At the meeting Brooks was supposed to meet with Doug Dickherber, the owner of Greenway Shuttles, to talk about the 2012 city ordinance that created traffic restrictions on the University of Missouri campus and a variety of other streets. The ordinance was to restrict access on Rollins Street to only city buses, university buses or delivery vehicles.

In 2012, the council decided not to enforce the new rule because only two buses were added to the area. This coming school year, the rule will be enforced so the city can increase the number and frequency of buses that will be using the pull-in lanes. Brooks said the city is trying to improve the safety situation around the area because of the high volume of traffic on campus.

Although Rollins is a city street, there are many other streets that have ordinances restricting traffic and parking.
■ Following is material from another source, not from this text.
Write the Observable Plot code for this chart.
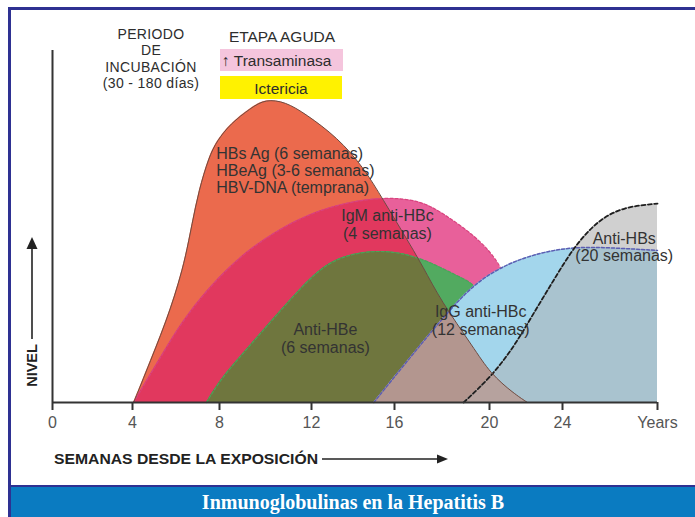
<!DOCTYPE html>
<html>
<head>
<meta charset="utf-8">
<script src="https://cdn.jsdelivr.net/npm/d3@7"></script>
<script src="https://cdn.jsdelivr.net/npm/@observablehq/plot@0.6"></script>
<style>
  body { margin: 0; background: #fff; }
  #wrap { position: relative; width: 695px; height: 517px; overflow: hidden; background: #fff;
          font-family: "Liberation Sans", Arial, sans-serif; }
  #chart { position: absolute; left: 0; top: 0; }
  #deco { position: absolute; left: 0; top: 0; }
  #incub { position: absolute; left: 81px; top: 25.9px; width: 140px; text-align: center;
           font-size: 14px; line-height: 16.5px; letter-spacing: 0.35px; color: #2d2d2d; white-space: nowrap; }
  .bl { position: absolute; background: #2e3192; }
  #footer { position: absolute; left: 11px; top: 485px; width: 684px; height: 30px;
            border-top: 2px solid #2e3192; background: #0a7bc1; color: #fff;
            font-family: "Liberation Serif", "Times New Roman", serif; font-weight: bold;
            font-size: 20px; text-align: center; line-height: 31px; }
</style>
</head>
<body>
<div id="wrap">
  <div id="chart"></div>
  <svg id="deco" width="695" height="485" font-family="Liberation Sans, Arial, sans-serif" fill="#2d2d2d">
    <rect x="220" y="49" width="123" height="22" fill="#f5c5dd"></rect>
    <rect x="220" y="76" width="122" height="23" fill="#fff200"></rect>
    <text x="282" y="41.5" font-size="15.5" text-anchor="middle">ETAPA AGUDA</text>
    <text x="222" y="65.5" font-size="15.5">↑ Transaminasa</text>
    <text x="281" y="93.5" font-size="15.5" text-anchor="middle">Ictericia</text>
    <text transform="translate(37,365.5) rotate(-90)" text-anchor="middle" font-size="14.5" font-weight="bold" fill="#222">NIVEL</text>
    <line x1="32" y1="339" x2="32" y2="246" stroke="#222" stroke-width="1.6"></line>
    <path d="M32,237 L26.5,249 L37.5,249 Z" fill="#222"></path>
    <text x="54" y="463.5" font-size="15" font-weight="bold" fill="#222" textLength="264" lengthAdjust="spacingAndGlyphs">SEMANAS DESDE LA EXPOSICIÓN</text>
    <line x1="322" y1="459" x2="440" y2="459" stroke="#222" stroke-width="1.6"></line>
    <path d="M448,459 L437,454.5 L437,463.5 Z" fill="#222"></path>
  </svg>
  <div id="incub">PERIODO<br>DE<br>INCUBACIÓN<br>(30 - 180 días)</div>
  <div class="bl" style="left:8px;top:7px;width:3px;height:510px"></div>
  <div class="bl" style="left:8px;top:7px;width:687px;height:3px"></div>
  <div id="footer">Inmunoglobulinas en la Hepatitis B</div>
</div>
<script>
// ---- data (week since exposure, relative level 0-100) ----
const weeks = [0, 4, 8, 12, 16, 20, 24, 28];
const tickLabels = ["0", "4", "8", "12", "16", "20", "24", "Years"];

const hbsag = [[4.05,0],[4.37,4.8],[4.83,11.9],[5.29,19.0],[5.75,26.7],[6.11,33.8],[6.44,41.3],[6.74,50.8],[7.05,60.2],[7.51,69.7],[7.89,74.4],[8.48,79.2],[9.35,83.6],[10.0,86.2],[10.87,85.4],[11.74,82.0],[13.25,75.3],[14.51,66.8],[15.47,57.4],[16.38,48.0],[17.22,38.4],[17.94,29.0],[19.33,15.6],[20.05,8.2],[21.32,2.6],[22.08,0]];
const igm = [[4.05,0],[4.6,5.7],[5.29,12.8],[6.07,21.0],[7.13,29.8],[8.26,37.5],[9.35,43.8],[10.65,49.4],[11.96,53.7],[13.64,56.8],[15.57,58.4],[17.09,57.4],[18.06,53.7],[19.49,46.9],[20.6,39.5],[21.26,30.4],[21.7,17.6],[21.92,0]];
const antiHBe = [[7.4,0],[8.04,6.5],[8.91,13.1],[9.78,19.6],[10.65,26.1],[11.52,32.4],[12.34,37.5],[13.16,40.6],[14.12,42.4],[15.18,43.1],[16.25,42.6],[17.39,40.3],[18.78,35.5],[19.33,33.8],[19.83,29.0],[20.27,14.8],[20.55,0]];
const igg = [[15.0,0],[16.55,11.9],[17.94,23.3],[19.33,33.8],[20.99,39.5],[22.79,42.6],[24.46,44.2],[26.02,44.0],[28,43.2]];
const antiHBs = [[18.91,0],[20.05,7.1],[21.32,15.6],[22.41,25.3],[23.51,34.7],[24.46,44.0],[25.47,51.7],[26.57,55.6],[28,56.5]];

const labels = [
  {x: 7.85, y: 65.9, text: "HBs Ag (6 semanas)\nHBeAg (3-6 semanas)\nHBV-DNA (temprana)", anchor: "start"},
  {x: 15.66, y: 50.6, text: "IgM anti-HBc\n(4 semanas)", anchor: "middle"},
  {x: 12.67, y: 18.3, text: "Anti-HBe\n(6 semanas)", anchor: "middle"},
  {x: 19.63, y: 23.3, text: "IgG anti-HBc\n(12 semanas)", anchor: "middle"},
  {x: 26.6, y: 44.2, text: "Anti-HBs\n(20 semanas)", anchor: "middle"}
];

const X = d => d[0], Y = d => d[1];
const C = "basis";
const area = (data, fill) => Plot.areaY(data, {x: X, y: Y, curve: C, fill});
const line = (data, stroke, w, dash) => Plot.lineY(data, {x: X, y: Y, curve: C, stroke, strokeWidth: w, strokeDasharray: dash});

const svg = Plot.plot({
  width: 695,
  height: 485,
  margin: 0,
  style: {background: "transparent", fontFamily: "Liberation Sans, Arial, sans-serif", overflow: "visible"},
  x: {type: "linear", domain: weeks, range: [52, 132, 219, 311, 394, 489, 562, 657], axis: null},
  y: {domain: [0, 100], range: [402, 50], axis: null},
  marks: [
    area(hbsag, "#eb6a4d"),          // 0
    area(igm, "#e8609a"),            // 1
    area(igm, "#e1385e"),            // 2 clip hbs
    line(igm, "#d8447f", 1.2, "3,2"),
    area(antiHBe, "#52aa60"),        // 3
    area(antiHBe, "#6f763e"),        // 4 clip hbs
    line(antiHBe, "#4aa35a", 1.2, "3,2"),
    area(igg, "#a3d6ec"),            // 5
    area(igg, "#b3968f"),            // 6 clip hbs
    area(antiHBs, "#d0d0d0"),        // 7
    area(antiHBs, "#a9c3cf"),        // 8 clip igg
    area(antiHBs, "#b6a29e"),        // 9 clip hbs
    line(igg, "#5c5db2", 1.5, "3,2"),
    line(antiHBs, "#1e1e1e", 1.8, "4,2.5"),
    line(hbsag, "#6e4a40", 1),
    Plot.ruleY([0], {x1: 0, x2: 28, stroke: "#333", strokeWidth: 2}),
    Plot.ruleX([0], {y1: 0, y2: 100, stroke: "#333", strokeWidth: 2}),
    Plot.ruleX(weeks, {x: d => d, y1: 0, y2: 0, insetBottom: -8, stroke: "#333", strokeWidth: 2}),
    Plot.text(weeks, {x: d => d, y: 0, dy: 20, text: (d, i) => tickLabels[i], fontSize: 16, fill: "#555"}),
    Plot.text(labels.filter(l => l.anchor === "start"), {x: "x", y: "y", text: "text", textAnchor: "start", fontSize: 16, fill: "#333", lineHeight: 1.07}),
    Plot.text(labels.filter(l => l.anchor === "middle"), {x: "x", y: "y", text: "text", textAnchor: "middle", fontSize: 16, fill: "#333", lineHeight: 1.1})
  ]
});

// clip overlap layers to the shape of another area, drawn by Plot itself
const areas = svg.querySelectorAll('g[aria-label="area"]');
const ns = "http://www.w3.org/2000/svg";
const defs = document.createElementNS(ns, "defs");
svg.insertBefore(defs, svg.firstChild);
function makeClip(id, g) {
  const cp = document.createElementNS(ns, "clipPath");
  cp.setAttribute("id", id);
  const p = document.createElementNS(ns, "path");
  p.setAttribute("d", g.querySelector("path").getAttribute("d"));
  if (g.getAttribute("transform")) p.setAttribute("transform", g.getAttribute("transform"));
  cp.appendChild(p);
  defs.appendChild(cp);
}
makeClip("clipHBs", areas[0]);
makeClip("clipIgG", areas[5]);
[2, 4, 6, 9].forEach(i => areas[i].setAttribute("clip-path", "url(#clipHBs)"));
areas[8].setAttribute("clip-path", "url(#clipIgG)");

document.getElementById("chart").appendChild(svg);
</script>
</body>
</html>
The newly enforced rule will take effect the first day of school which is August 25. Dickherber said he isn't looking forward to the restrictions his company is going to face.

"You'll have to be standing out in the weather," Dickherber said. "So my students I bring in, which is about 5,000 a day, they're going to have to not sit inside Brady Commons where it's nice and they have restaurants. They're going to have to go out and sit because my buses don't stand on campus. They literally drop off, load up and then they go."

Brooks said he is working with the university to create additional bus stops for all the private carriers that bring students to and from campus. The bus stops they will use are going to be within a block of the pull-in lanes the university and city uses. The proposed stops will be on Missouri Avenue and on Hitt Street.

Although private carriers will be told not to use the lanes on Rollins once school starts, Brooks said he doesn't think this will persuade students to use the city or university buses over the private carriers they might already use.

"Those students would have to buy a pass to ride on our system," Brooks said. "My assumption is that on those private shuttles, that is part of their rent, or they don't have to pay any type of fare to ride on the buses. So I don't see it as any incentive for them to ride our system if they essentially have a free shuttle they can ride and still get within a block of the student center."

Brooks said the intent is not to restrict the private shuttles from accessing campus.

"The intent is to give a safe and free path through Rollins for the city buses and the Tiger Line Shuttle," Brooks said.

The public works department is discussing with the university, options for covered shelters so students will not have to wait outside for private carriers.